A boatman rest on his boat on Dal Lake in Srinagar Tuesday, March 03,2020. PHOTO Abid Bhat

“We are in a bad condition at present,” Chairman Jammu and Kashmir Tourism Alliance (JKTA), Manzoor Pakhtoon told TwoCircles.net. He said that when the Centre announced the advisory last year, many tourists had fled Kashmir in bad taste while many had to cut short their stay. “That was something really bad for Kashmir’s tourism sector which continues to haunt us,” he said. Manzoor added that tourist footfall remains at peak during Spring season, but this one is different in the last 16 years. Associated industries like handicrafts, houseboat owners, hoteliers and other businessmen in the Valley are hopeless too. He opined that further addition to their miseries came in the form of the J&K government doing nothing new or extraordinary to woo tourists to Kashmir given the fact “tourism industry is falling apart.”

 

“There were some road shows in many parts of India but that’s a routine,” he said. On behalf of the industries associated with tourism in the Valley, he has urged the Centre to immediately restore high speed internet services so that tourism starts picking up again and the industry is saved from collapsing completely.

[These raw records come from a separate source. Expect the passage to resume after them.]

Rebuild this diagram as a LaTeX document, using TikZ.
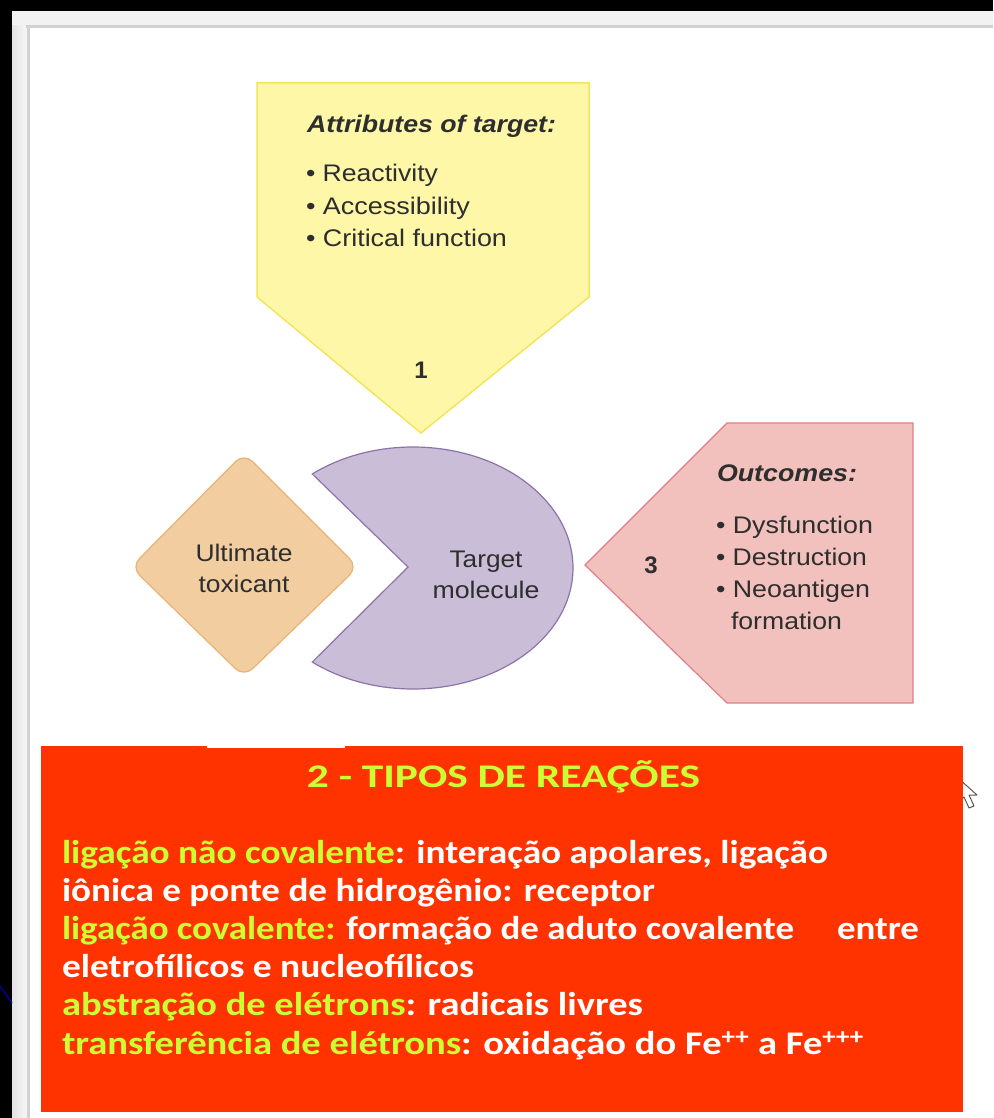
\documentclass[tikz,border=0pt]{standalone}
\usepackage{graphicx}
\usepackage{fontspec}
\setmainfont{Liberation Sans}
\newfontfamily\comicfont{Carlito}
\usetikzlibrary{calc}
\definecolor{ybox}{HTML}{FFF7A8}
\definecolor{yline}{HTML}{F3E45C}
\definecolor{obox}{HTML}{F2CDA0}
\definecolor{oline}{HTML}{E8B474}
\definecolor{pbox}{HTML}{C9BDD7}
\definecolor{pline}{HTML}{8C74AA}
\definecolor{rbox}{HTML}{F2C1BD}
\definecolor{rline}{HTML}{DE7E88}
\definecolor{redbg}{HTML}{FF3300}
\definecolor{lime}{HTML}{CCFF33}
\definecolor{txt}{HTML}{2E2E2E}
\newcommand\fitw[2]{\resizebox{#1pt}{\height}{#2}}
\tikzset{
  lab/.style={inner sep=0pt, outer sep=0pt, text=txt, font=\fontsize{24}{28}\selectfont},
  rtxt/.style={inner sep=0pt, outer sep=0pt, anchor=base west, text=white, font=\comicfont\bfseries\fontsize{33}{38}\selectfont},
  yshape/.style={fill=ybox, draw=yline, line width=1.5pt},
  oshape/.style={fill=obox, draw=oline, line width=1.2pt, rounded corners=12pt},
  pshape/.style={fill=pbox, draw=pline, line width=1.2pt},
  rshape/.style={fill=rbox, draw=rline, line width=1.2pt}
}
\begin{document}
\begin{tikzpicture}[x=1pt,y=-1pt]
\useasboundingbox (0,0) rectangle (993,1118);
% frame
\fill[black] (0,0) rectangle (993,1118);
\fill[gray!10] (12,11) rectangle (993,1118);
\shade[left color=gray!22, right color=gray!6] (12,26) rectangle (28,1118);
\fill[gray!35] (26,25) rectangle (993,28);
\fill[gray!35] (27,25) rectangle (30,1118);
\fill[white] (30,28) rectangle (993,1118);
\draw[blue!80!black, line width=1pt] (0,986) -- (12,1003);
% yellow pentagon
\draw[yshape] (257,83) -- (589,83) -- (589,297) -- (421,433) -- (257,297) -- cycle;
\node[lab, anchor=base west] (attr) at (307,133) {\fitw{249}{\bfseries\itshape Attributes of target:}};
\node[lab, anchor=base west] (b1) at (306,182) {\fitw{132}{• Reactivity}};
\node[lab, anchor=base west] (b2) at (306,214) {\fitw{164}{• Accessibility}};
\node[lab, anchor=base west] (b3) at (306,246) {\fitw{201}{• Critical function}};
\node[lab, anchor=base] (n1) at (421,378) {\bfseries 1};
% diamond
\draw[oshape] (131,567) -- (244,453) -- (358,567) -- (244,677) -- cycle;
\node[lab, anchor=base] (ut1) at (244,561) {\fitw{97}{Ultimate}};
\node[lab, anchor=base] (ut2) at (244,592) {\fitw{91}{toxicant}};
% pacman
\draw[pshape] (408,567) -- ($(413,568)+(-129:160 and 121)$) arc[start angle=-129, end angle=129, x radius=160, y radius=121] -- cycle;
\node[lab, anchor=base] (tm1) at (486,567) {\fitw{73}{Target}};
\node[lab, anchor=base] (tm2) at (486,598) {\fitw{107}{molecule}};
% pink pentagon
\draw[rshape] (585,565) -- (727,423) -- (913,423) -- (913,703) -- (727,703) -- cycle;
\node[lab, anchor=base west] (out) at (717,481) {\fitw{140}{\bfseries\itshape Outcomes:}};
\node[lab, anchor=base west] (o1) at (716,533) {\fitw{157}{• Dysfunction}};
\node[lab, anchor=base west] (o2) at (716,565) {\fitw{151}{• Destruction}};
\node[lab, anchor=base west] (o3) at (716,597) {\fitw{154}{• Neoantigen}};
\node[lab, anchor=base west] (o4) at (731,629) {\fitw{111}{formation}};
\node[lab, anchor=base] (n3) at (651,573) {\bfseries 3};
% cursor
\draw[gray!70!black, fill=white, line width=1pt, line join=round] (958,778) -- (958,802) -- (964,797) -- (969,808) -- (974,806) -- (969,795) -- (977,795) -- cycle;
% red box
\fill[redbg] (41,746) rectangle (963,1112);
\fill[white] (207,743) rectangle (345,748);
\node[rtxt, anchor=base, text=lime] (title) at (503.5,787) {\fitw{393}{2 - TIPOS DE REAÇÕES}};
\node[rtxt] (l1) at (62,863) {\fitw{766}{\textcolor{lime}{ligação não covalente}: interação apolares, ligação}};
\node[rtxt] (l2) at (62,901) {\fitw{593}{iônica e ponte de hidrogênio: receptor}};
\node[rtxt] (l3) at (62,939) {\fitw{732}{\textcolor{lime}{ligação covalente:} formação de aduto covalente}};
\node[rtxt] (l3b) at (837,939) {\fitw{82}{entre}};
\node[rtxt] (l4) at (62,977) {\fitw{412}{eletrofílicos e nucleofílicos}};
\node[rtxt] (l5) at (62,1015) {\fitw{581}{\textcolor{lime}{abstração de elétrons}: radicais livres}};
\node[rtxt] (l6) at (62,1054) {\fitw{802}{\textcolor{lime}{transferência de elétrons}: oxidação do Fe\textsuperscript{++} a Fe\textsuperscript{+++}}};
\end{tikzpicture}
\end{document}
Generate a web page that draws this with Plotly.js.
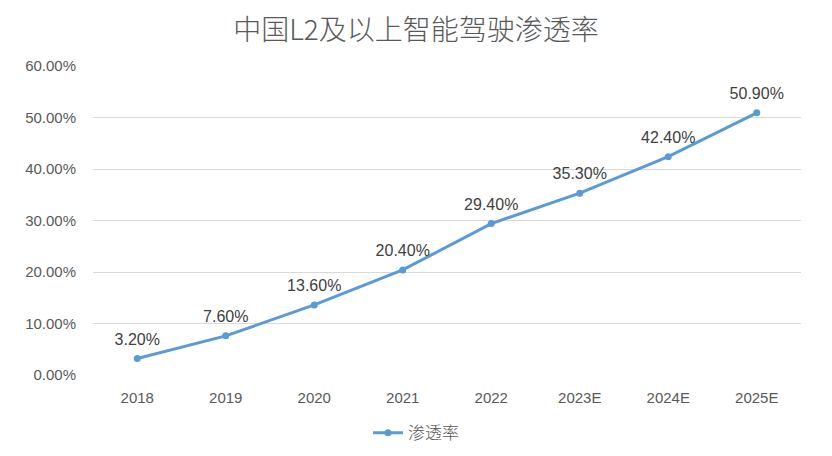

“There is a notion among tourists that something was worrisome in Kashmir as authorities have snapped high speed internet and banned social media,” said Mir Anwar, President, Travel Agents Society Kashmir (TASK). He added that in March every year, the usual is 70 per cent advance booking, but this year the booking is not even 5 per cent. Extending his disappointment with the Govt’s disinterest of reviving tourism in the Valley, Anwar vociferously demanded restoration of internet service so that tourism picks up again.